◆ **Written task**
From the first line of the listing below to the line with "plt.rcParams['font.family'] = ['Liberation", print each line exactly, and nothing more. Leave out the pictures.

^^^^^^^^

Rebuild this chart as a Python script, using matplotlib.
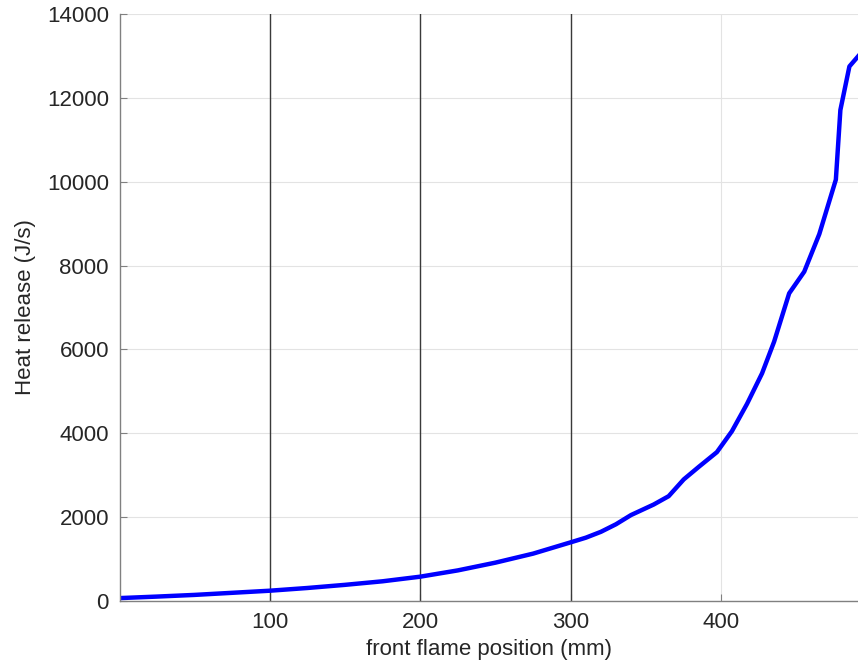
import matplotlib.pyplot as plt

plt.rcParams['font.family'] = ['Liberation Sans', 'DejaVu Sans']

# Flame front position (mm) and heat release (J/s)
position = [1, 25, 50, 75, 100, 125, 150, 175, 200, 225, 250, 275, 300, 310,
            320, 330, 340, 355, 365, 375, 385, 397, 407, 417, 427, 435, 445,
            455, 465, 476, 479, 485, 491]
heat = [70, 105, 145, 195, 245, 310, 385, 470, 580, 730, 915, 1130, 1400, 1510,
        1650, 1830, 2050, 2300, 2500, 2900, 3200, 3550, 4050, 4700, 5430, 6185,
        7338, 7854, 8750, 10050, 11710, 12750, 13000]

marker_lines = [100, 200, 300]

fig = plt.figure(figsize=(8.58, 6.72), dpi=100)
ax = fig.add_axes([120 / 858, 1 - 601 / 672, 1 - 120 / 858, (601 - 14) / 672])

ax.grid(True, color='#e3e3e3', linewidth=0.8)
ax.set_axisbelow(True)

for xv in marker_lines:
    ax.axvline(xv, color='#3a3a3a', linewidth=1.0)

ax.plot(position, heat, color='#0000ff', linewidth=3.2)

ax.set_xlim(0.7, 490.7)
ax.set_ylim(0, 14000)
ax.set_xticks([100, 200, 300, 400])
ax.set_yticks(range(0, 14001, 2000))

for side in ['top', 'right']:
    ax.spines[side].set_visible(False)
for side in ['left', 'bottom']:
    ax.spines[side].set_color('#808080')
    ax.spines[side].set_linewidth(1.0)

ax.tick_params(direction='in', length=5, colors='#808080', labelcolor='#262626',
               labelsize=16, pad=8)

ax.set_xlabel('front flame position (mm)', fontsize=16, color='#262626', labelpad=4)
ax.set_ylabel('Heat release (J/s)', fontsize=16, color='#262626', labelpad=8)

fig.savefig('out.png', dpi=100)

^^^^^^^^

◆ **Result of the exercise**
Rebuild this chart as a Python script, using matplotlib.
import matplotlib.pyplot as plt

plt.rcParams['font.family'] = ['Liberation Sans', 'DejaVu Sans']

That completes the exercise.